31 Ağustos 2009 Pazartesi

Piraye İçin




PİRAYE İÇİN


Ne güzel şey hatırlamak seni;
ölüm ve zafer haberleri içinden,
hapiste ve yaşım kırkı geçmiş iken...


Ne güzel şey hatırlamak seni:
bir mavi kumaşın üstünde unutulmuş olan elin
ve saçlarında vakur yumuşaklığı
canımın içi İstanbul toprağının...
İçimde ikinci bir insan gibidir seni sevmek saadeti...
Parmaklarının ucunda kalan kokusu sardunya yaprağının,
güneşli bir rahatlık ve etin daveti:
kıpkızıl çizgilerle bölünmüş sıcak
koyu bir karanlık...


Ne güzel şey hatırlamak seni,
yazmak sana dair
hapiste sırtüstü yatıp seni düşünmek:
filanca gün,
falanca yerde söylediğin söz,
kendisi değil edasındaki dünya...


Ne güzel şey hatırlamak seni.
Sana tahtadan bir şeyler oymalıyım yine:
bir çekmece
bir yüzük,
ve üç metre kadar ince ipek dokumalıyım.

Ve hemen fırlayarak yerimden
penceremde demirlere yapışarak
hürriyetin sütbeyaz maviliğine
sana yazdıklarımı bağıra bağıra okumalıyım...

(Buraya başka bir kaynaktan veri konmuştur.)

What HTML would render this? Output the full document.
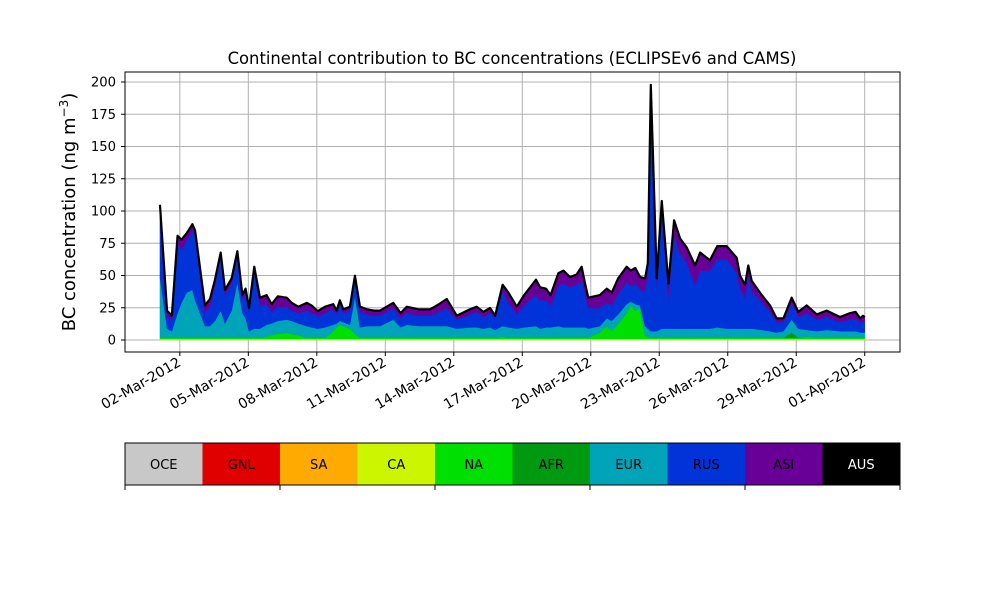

Ne güzel şey hatırlamak seni:
ölüm ve zafer haberleri içinden,
hapiste ve yaşım kırkı geçmiş iken...

Nazım Hikmet RAN






Bu aralar Bir Nazım tutturdum gidiyorum :)

Leman Sam'ın seslendirdiği Nazım Hikmet şarkısının
"Nazım Hikmet Memlet,Memleket Nazım Hikmet"
Nakaratı dilime yapıştı gitmiyor :))) Hayır olsun İnşallah..
Piraye;Nazım Hikmet'in biricik eşi
Biricik diyorum çünkü, Nazım'a ne şiirler ne mektuplar yazdırmış bir hatun.
Yani Okuyunca "Piraye'de Pirayeymiş he"
"Piraye kadar olamadık" diyesi gelir insanın :)


Bu şiiride İlk Tubam sayesinde okumuştum :)
Keşan'da manimelanko sendromları geçirirken yazıp yollamıştı
sağolsun..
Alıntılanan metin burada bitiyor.